Activists Denounce Mayor Emanuel’s Renewable Energy Plan
Mayor Rahm Emanuel on Thursday unveiled a plan to transition buildings across the city to 100 percent renewable energy by 2035, and transition to an electric CTA bus fleet by 2040.
Although the announcement received praise from a number of environmental advocacy organizations, a separate coalition of community-based groups denounced the plan, which they said fails to address neighborhoods where residents have for years suffered from disproportionate levels of pollution.
The groups – including the Little Village Environmental Justice Organization, the Southeast Environmental Task Force and the Southeast Side Coalition to Ban Petcoke – are based on the city’s South and West Sides. A recent analysis by the Better Government Association illustrated how those neighborhoods, comprised largely of minority residents, face far greater exposure to air pollution and other environmental hazards than neighborhoods made up of mostly white residents.
“These same communities are impacted first and worst by the consequences of climate change,” the groups said in responding to Emanuel’s new renewable energy plan. “Our communities have time and time again seen the city of Chicago use high-level resolutions as a tactic to avoid addressing equity, public health and environmental impacts in Chicago’s neighborhoods, and the announcement follows this pattern.”
Emanuel’s new plan makes Chicago the largest city to join the Sierra Club’s nationwide “Ready for 100” campaign, which encourages cities to take steps toward achieving 100 percent renewable energy.
As part of the plan, Emanuel said he would introduce a resolution to the City Council next month that establishes a December 2020 deadline for developing a more detailed plan to meet the 100 percent renewable energy goal.
The goal is part of a broader strategy revealed by Emanuel on Thursday called “Resilient Chicago,” which outlines 50 actionable initiatives aimed at reducing disparities among Chicago neighborhoods, addressing the root causes of crime and violence and promoting engaged communities, according to the city.

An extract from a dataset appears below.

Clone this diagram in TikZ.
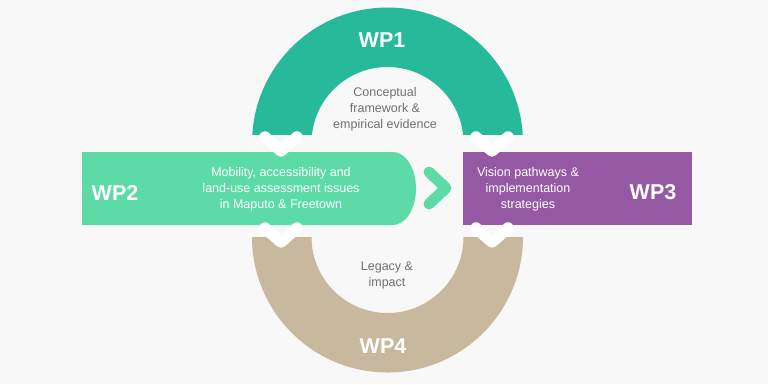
\documentclass[tikz,border=0pt]{standalone}
\usepackage{fontspec}
\setmainfont{Liberation Sans}
\definecolor{bgc}{HTML}{F8F8F8}
\definecolor{wpone}{HTML}{26B99A}
\definecolor{wptwo}{HTML}{5CDBA7}
\definecolor{wpthree}{HTML}{9559A3}
\definecolor{wpfour}{HTML}{C8B89D}
\definecolor{txtgray}{HTML}{707070}
\begin{document}
\begin{tikzpicture}[x=1pt,y=-1pt,
  wplabel/.style={font=\fontsize{21.5}{24}\selectfont\bfseries, text=white, anchor=base, inner sep=0pt},
  bodywhite/.style={font=\fontsize{12.5}{16}\selectfont, text=white, align=center, anchor=base, inner sep=0pt},
  bodygray/.style={font=\fontsize{12.5}{16}\selectfont, text=txtgray, align=center, anchor=base, inner sep=0pt},
  vmark/.style={draw=white, line width=11.5pt, line cap=round, line join=round},
  gmark/.style={draw=wptwo, line width=11pt, line cap=round, line join=round}]
\fill[bgc] (0,0) rectangle (768,384);
\useasboundingbox (0,0) rectangle (768,384);
% WP1 arch
\begin{scope}
\clip (240,0) rectangle (540,134);
\fill[wpone, even odd rule] (387.5,143) circle[radius=135.5] (387.5,143) circle[radius=76];
\end{scope}
% WP4 arch
\begin{scope}
\clip (240,237) rectangle (540,384);
\fill[wpfour, even odd rule] (387.5,237) circle[radius=135.5] (387.5,237) circle[radius=76];
\end{scope}
% WP2 bar
\fill[wptwo] (82,152) -- (393,152) arc[start angle=-90, end angle=90, x radius=23, y radius=36.5] -- (82,225) -- cycle;
% WP3 box
\fill[wpthree] (463,152) rectangle (692,225);
% white chevrons
\draw[vmark] (265,137) -- (281,151) -- (297,137);
\draw[vmark] (476,137) -- (492,151) -- (508,137);
\draw[vmark] (265,228) -- (281,242) -- (297,228);
\draw[vmark] (476,228) -- (492,242) -- (508,228);
% green chevron
\draw[gmark] (429,172) -- (446,188) -- (429,204);
% labels
\node[wplabel] (wp1) at (382,47) {WP1};
\node[wplabel] (wp2) at (115,200) {WP2};
\node[wplabel] (wp3) at (653,199) {WP3};
\node[wplabel] (wp4) at (383,353) {WP4};
\node[bodygray] (t1) at (385,128) {Conceptual\\framework \&\\empirical evidence};
\node[bodywhite] (t2) at (281,208) {Mobility, accessibility and\\land-use assessment issues\\in Maputo \& Freetown};
\node[bodywhite] (t3) at (528,208) {Vision pathways \&\\implementation\\strategies};
\node[bodygray] (t4) at (387,286) {Legacy \&\\impact};
\end{tikzpicture}
\end{document}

By joining #Readyfor100, Chicago embraces a future of healthier communities that are powered by 100% clean energy! We’re officially the largest city in the U.S. to join the campaign as we focus on clean energy in buildings by 2035 and electrifying the @CTA bus fleet by 2040! pic.twitter.com/Dilw0FHnvm
— Mayor Rahm Emanuel (@ChicagosMayor) February 14, 2019
The announcement comes almost two years after Emanuel committed to transitioning the city’s municipal buildings and operations to 100 percent renewable energy by 2025.
“Now, more than ever, it is up to local leaders to develop plans for a sustainable and resilient future, and ‘Resilient Chicago’ creates a framework for us to build urban resilience into Chicago’s DNA,” Emanuel said in a press release. Chicago’s transition to renewable energy will be grounded in values of “equity and justice,” the release states.
But community-based groups said they want more specific commitments from the city, including working with residents to develop metrics for measuring the impact of a renewable energy transition on low-income, minority communities.
Kimberly Wasserman, executive director of the Little Village Environmental Justice Organization, said the groups “strongly oppose a premature commitment to a renewable energy goal for Chicago without an equal commitment to” addressing the current environmental and public health threats on the city’s South and West Sides.
“A transition to renewables in service of building resiliency or mitigating climate change impacts without a commitment to those already affected most by environmental degradation and poor air quality is not a just transition and is not what Chicago communities desired,” she said during the groups’ press conference.